Les calculs hasardeux de Christoph Blocher

Pour soutenir l'argument de l'UDC que son initiative "contre l'immigration de masse" serait favorable à la prospérité, le conseiller national Christoph Blocher a calculé que le produit intérieur brut (PIB) par habitant avait augmenté de 9.2% entre 2002 et 2007, avant la pleine entrée en vigueur de l'accord de libre circulation des personnes avec l'UE et que dans les 5 années suivantes il avait chuté à 1.8%. 9.2% par an! Est-ce que vous vous souvenez encore que votre revenu augmentait de presque 10% par an avant qu'il faille le partager avec 80'000 immigrés par an? Moi pas. En même temps, je n'avais pas placé mes économies chez Madoff. Alors vérifions les chiffres.

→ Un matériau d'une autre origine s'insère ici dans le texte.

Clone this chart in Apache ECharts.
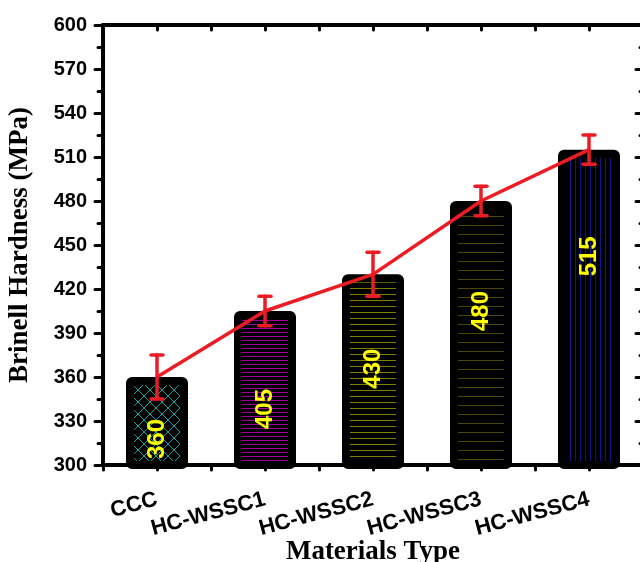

En 2002, le PIB rapporté à la population moyenne de l'année se montait à 61'332 francs par personne. En 2007, il se montait à 71'619. Cela fait une progression de 16.8% AU TOTAL sur les 5 ans, soit 3.1% par année. En même temps, les prix ont augmenté de 6.8% sur les 5 ans (déflateur du PIB). En francs constants, le PIB par habitant a donc augmenté de 13.3% entre 2002 et 2007, ou 2.5% par an en moyenne.


Faisons maintenant les mêmes calculs pour la période 2007-2012, une période de cinq ans au cours de laquelle la population résidant en Suisse a augmenté de presque 6%. Le PIB par habitant est passé des 71'179 francs par personne à 74'020, soit une progression de 3.4% ou 0.7% par an en moyenne. C'est bien moins, effectivement, qu'au cours des 5 années précédentes, mais l'inflation a aussi bien ralenti. En francs constants, le PIB a augmenté de 6.1% entre 2007 et 2012, ou 1.2% par an en moyenne.

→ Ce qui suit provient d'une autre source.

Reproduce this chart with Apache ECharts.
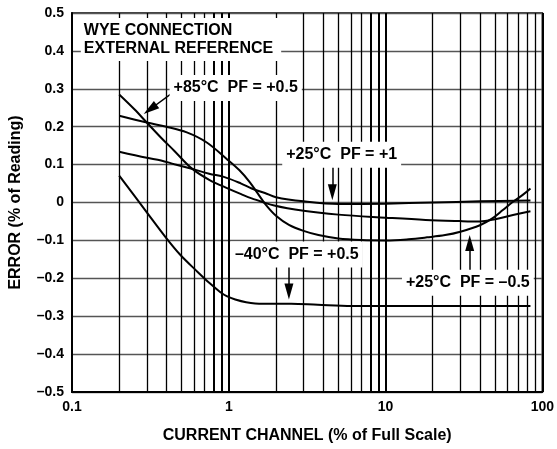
<!DOCTYPE html>
<html><head><meta charset="utf-8">
<script src="https://cdn.jsdelivr.net/npm/echarts@6/dist/echarts.min.js"></script>
<style>html,body{margin:0;padding:0;background:#fff}#c{width:557px;height:449px}</style>
</head><body><div id="c"></div>
<script>
// ---- data ----
const xTickLabels = ['0.1', '1', '10', '100'];
const yTickValues = [-0.5, -0.4, -0.3, -0.2, -0.1, 0, 0.1, 0.2, 0.3, 0.4, 0.5];
const minorGridX = [0.2, 0.3, 0.4, 0.5, 0.6, 0.7, 2, 3, 4, 5, 6, 7, 20, 30, 40, 50, 60, 70, 80, 90];
const heavyGridX = [0.8, 0.9, 8, 9];

// +25°C PF = +1
const pf1X = [0.2, 0.3, 0.37, 0.45, 0.58, 0.75, 0.94, 1.2, 1.4, 1.7, 2.0, 3.0, 5.0, 10, 20, 40, 84];
const pf1Y = [0.134, 0.118, 0.111, 0.101, 0.089, 0.076, 0.067, 0.050, 0.037, 0.025, 0.014, 0.003, -0.004, -0.003, 0.0, 0.003, 0.005];

// +85°C PF = +0.5
const t85X = [0.2, 0.25, 0.3, 0.37, 0.45, 0.58, 0.75, 1.0, 1.2, 1.4, 1.95, 3.0, 5.0, 10, 18, 30, 40, 50, 65, 84];
const t85Y = [0.285, 0.246, 0.211, 0.171, 0.136, 0.090, 0.060, 0.036, 0.022, 0.011, -0.008, -0.022, -0.032, -0.040, -0.046, -0.049, -0.050, -0.044, -0.033, -0.023];

// +25°C PF = -0.5
const pfm05X = [0.2, 0.3, 0.4, 0.54, 0.72, 0.97, 1.17, 1.36, 1.53, 1.73, 2.0, 2.42, 3.0, 3.73, 5.0, 7.0, 10, 14, 18.4, 24, 30, 40, 48, 56, 65, 75, 84];
const pfm05Y = [0.229, 0.211, 0.200, 0.185, 0.159, 0.115, 0.085, 0.054, 0.024, -0.007, -0.035, -0.059, -0.075, -0.086, -0.095, -0.099, -0.100, -0.097, -0.092, -0.086, -0.077, -0.060, -0.042, -0.020, 0.002, 0.020, 0.037];

// -40°C PF = +0.5
const tm40X = [0.2, 0.3, 0.396, 0.49, 0.625, 0.76, 0.88, 0.97, 1.1, 1.29, 1.64, 2.5, 3.7, 6.1, 19, 84];
const tm40Y = [0.071, -0.026, -0.092, -0.138, -0.181, -0.214, -0.236, -0.247, -0.256, -0.263, -0.267, -0.267, -0.270, -0.273, -0.273, -0.273];

// annotations (data coordinates)
const labelTexts = ['WYE CONNECTION\nEXTERNAL REFERENCE', '+85°C  PF = +0.5', '+25°C  PF = +1', '–40°C  PF = +0.5', '+25°C  PF = –0.5'];
const labelAt = [[0.113, 0.43], [1.107, 0.302], [5.25, 0.126], [2.716, -0.137], [33.5, -0.212]];
const arrowFrom = [[0.439, 0.29], [4.576, 0.11], [2.419, -0.165], [34.4, -0.188]];
const arrowTo = [[0.315, 0.246], [4.576, 0.027], [2.419, -0.235], [34.4, -0.107]];

// ---- chart ----
const FONT = '"Liberation Sans", Arial, Helvetica, sans-serif';
const zip = (xs, ys) => xs.map((x, i) => [x, ys[i]]);
const fmtY = v => {
  const r = Math.round(v * 10) / 10;
  if (Math.abs(r) < 1e-9) return '0';
  return (r < 0 ? '–' : '') + Math.abs(r).toFixed(1);
};

const curve = (name, xs, ys) => ({
  name, type: 'line', data: zip(xs, ys), showSymbol: false, smooth: 0.35,
  lineStyle: { color: '#000', width: 2 }, itemStyle: { color: '#000' }, z: 3, silent: true
});

const chart = echarts.init(document.getElementById('c'), null, { renderer: 'canvas' });
chart.setOption({
  animation: false,
  backgroundColor: '#fff',
  grid: { left: 70, right: 10, top: 13, bottom: 53, show: true, borderColor: '#000', borderWidth: 1.5, backgroundColor: 'transparent' },
  xAxis: {
    type: 'log', logBase: 10, min: 0.1, max: 100,
    name: 'CURRENT CHANNEL (% of Full Scale)', nameLocation: 'middle', nameGap: 36,
    nameTextStyle: { fontFamily: FONT, fontWeight: 'bold', fontSize: 16, color: '#000' },
    axisLine: { show: true, onZero: false, lineStyle: { color: '#000', width: 2 } },
    axisTick: { show: false },
    axisLabel: { fontFamily: FONT, fontWeight: 'bold', fontSize: 14, color: '#000', margin: 8,
      formatter: v => { const s = String(+v.toPrecision(3)); return xTickLabels.includes(s) ? s : ''; } },
    splitLine: { show: true, lineStyle: { color: '#000', width: 2 } }
  },
  yAxis: {
    type: 'value', min: -0.5, max: 0.5, interval: 0.1,
    name: 'ERROR (% of Reading)', nameLocation: 'middle', nameGap: 48,
    nameTextStyle: { fontFamily: FONT, fontWeight: 'bold', fontSize: 16, color: '#000' },
    axisLine: { show: true, onZero: false, lineStyle: { color: '#000', width: 2 } },
    axisTick: { show: false },
    axisLabel: { fontFamily: FONT, fontWeight: 'bold', fontSize: 14, color: '#000', margin: 8,
      formatter: v => yTickValues.some(t => Math.abs(t - v) < 1e-9) ? fmtY(v) : '' },
    splitLine: { show: true, lineStyle: { color: '#555', width: 1.3 } }
  },
  series: [
    {
      type: 'line', data: [], z: 1, silent: true,
      markLine: {
        silent: true, animation: false, symbol: 'none', label: { show: false },
        lineStyle: { color: '#000', width: 1.3, type: 'solid' },
        emphasis: { disabled: true },
        data: minorGridX.map(v => ({ xAxis: v }))
          .concat(heavyGridX.map(v => ({ xAxis: v, lineStyle: { width: 2, color: '#000', type: 'solid' } })))
      }
    },
    curve('+25°C PF = +1', pf1X, pf1Y),
    curve('+85°C PF = +0.5', t85X, t85Y),
    curve('+25°C PF = –0.5', pfm05X, pfm05Y),
    curve('–40°C PF = +0.5', tm40X, tm40Y),
    {
      type: 'line', data: [], z: 5, silent: true,
      markPoint: {
        silent: true, animation: false, symbol: 'rect', symbolSize: 1,
        itemStyle: { color: 'rgba(0,0,0,0)' },
        data: labelTexts.map((t, i) => ({
          coord: labelAt[i], value: i,
          label: {
            show: true, formatter: t,
            position: i === 0 ? 'right' : 'inside', distance: 0,
            align: i === 0 ? 'left' : 'center', verticalAlign: 'middle',
            fontFamily: FONT, fontWeight: 'bold', fontSize: 16, color: '#000',
            lineHeight: i === 0 ? 17.5 : 18,
            backgroundColor: '#fff', padding: i === 0 ? [4, 8, 4, 3] : [4, 4, 4, 4]
          }
        }))
      },
      markLine: {
        silent: true, animation: false, label: { show: false },
        lineStyle: { color: '#000', width: 1.5, type: 'solid' },
        data: arrowFrom.map((f, i) => [
          { coord: f, symbol: 'none' },
          { coord: arrowTo[i], symbol: 'triangle', symbolSize: [9, 16] }
        ])
      }
    }
  ]
});
</script></body></html>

Conclusion: le conseiller national Blocher exagère massivement la croissance que la Suisse a connue avant 2007 et le ralentissement intervenu depuis. Cela dit, il est vrai que le rythme moyen de croissance a été divisé par deux, mais est-ce le fait de la libre-circulation des personnes ou plutôt de l'effondrement de l'économie mondiale après 2007? Les études sérieuses démontrent que la Suisse aurait souffert bien davantage de la crise financière mondiale si la libre circulation n'avait pas amené une main-d'oeuvre très qualifiée et des consommateurs au pouvoir d'achat élevé.